Written exercise:
Return the lines that follow, exactly as they appear, from the first through the one containing "import pandas as pd"; no pictures are to be included.

>> start

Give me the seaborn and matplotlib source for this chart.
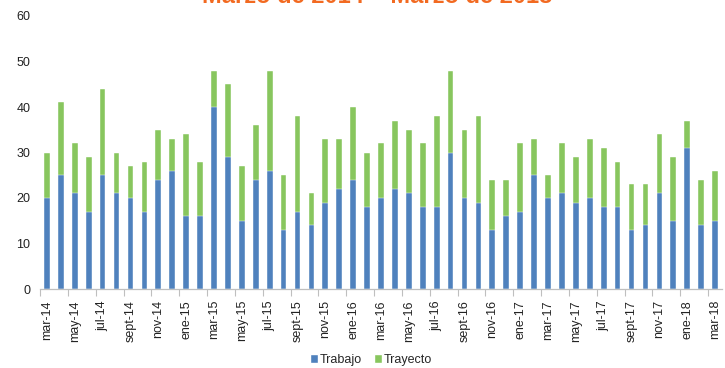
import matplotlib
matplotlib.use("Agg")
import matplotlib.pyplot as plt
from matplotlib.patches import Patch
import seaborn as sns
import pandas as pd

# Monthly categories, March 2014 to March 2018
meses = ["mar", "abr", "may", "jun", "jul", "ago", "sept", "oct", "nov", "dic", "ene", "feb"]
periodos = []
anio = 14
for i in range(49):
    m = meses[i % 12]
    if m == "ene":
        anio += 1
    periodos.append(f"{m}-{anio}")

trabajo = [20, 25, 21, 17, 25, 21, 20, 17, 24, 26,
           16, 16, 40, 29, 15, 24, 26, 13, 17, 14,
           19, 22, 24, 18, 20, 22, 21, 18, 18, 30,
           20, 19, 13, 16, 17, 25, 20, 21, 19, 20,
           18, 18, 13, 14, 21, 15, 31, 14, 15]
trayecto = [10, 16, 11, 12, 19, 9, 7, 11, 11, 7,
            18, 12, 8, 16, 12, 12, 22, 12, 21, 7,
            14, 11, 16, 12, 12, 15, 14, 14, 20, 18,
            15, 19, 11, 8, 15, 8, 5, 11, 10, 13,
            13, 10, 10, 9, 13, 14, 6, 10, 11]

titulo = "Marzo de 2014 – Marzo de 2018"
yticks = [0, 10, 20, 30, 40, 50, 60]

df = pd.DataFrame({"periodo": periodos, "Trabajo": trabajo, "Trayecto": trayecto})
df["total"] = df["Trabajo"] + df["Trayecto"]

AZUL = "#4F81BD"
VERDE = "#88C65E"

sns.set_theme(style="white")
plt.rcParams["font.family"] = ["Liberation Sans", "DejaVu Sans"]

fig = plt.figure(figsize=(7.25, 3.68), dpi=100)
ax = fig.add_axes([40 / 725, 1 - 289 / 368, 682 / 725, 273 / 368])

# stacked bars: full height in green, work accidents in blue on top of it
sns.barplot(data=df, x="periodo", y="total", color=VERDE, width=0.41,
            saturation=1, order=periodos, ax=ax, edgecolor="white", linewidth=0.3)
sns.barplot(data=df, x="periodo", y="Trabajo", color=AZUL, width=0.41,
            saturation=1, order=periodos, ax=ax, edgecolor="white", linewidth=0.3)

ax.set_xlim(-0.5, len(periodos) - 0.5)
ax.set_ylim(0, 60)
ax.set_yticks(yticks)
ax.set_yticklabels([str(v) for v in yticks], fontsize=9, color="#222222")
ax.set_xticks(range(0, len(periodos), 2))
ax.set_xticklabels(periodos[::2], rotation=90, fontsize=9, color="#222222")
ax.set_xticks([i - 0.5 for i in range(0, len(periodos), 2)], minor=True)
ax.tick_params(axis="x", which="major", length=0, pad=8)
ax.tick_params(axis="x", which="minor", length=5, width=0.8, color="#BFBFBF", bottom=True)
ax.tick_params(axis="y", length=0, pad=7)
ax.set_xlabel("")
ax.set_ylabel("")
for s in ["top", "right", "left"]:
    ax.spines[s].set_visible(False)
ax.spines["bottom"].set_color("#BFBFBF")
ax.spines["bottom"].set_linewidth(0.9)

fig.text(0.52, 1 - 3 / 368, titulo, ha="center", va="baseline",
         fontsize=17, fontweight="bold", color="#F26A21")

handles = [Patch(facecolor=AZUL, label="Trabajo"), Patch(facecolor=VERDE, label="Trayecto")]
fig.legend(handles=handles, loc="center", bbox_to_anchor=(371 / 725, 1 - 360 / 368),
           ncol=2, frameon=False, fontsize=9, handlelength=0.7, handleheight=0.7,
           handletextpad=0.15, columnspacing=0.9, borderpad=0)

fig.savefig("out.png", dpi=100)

>> end

In response:
Give me the seaborn and matplotlib source for this chart.
import matplotlib
matplotlib.use("Agg")
import matplotlib.pyplot as plt
from matplotlib.patches import Patch
import seaborn as sns
import pandas as pd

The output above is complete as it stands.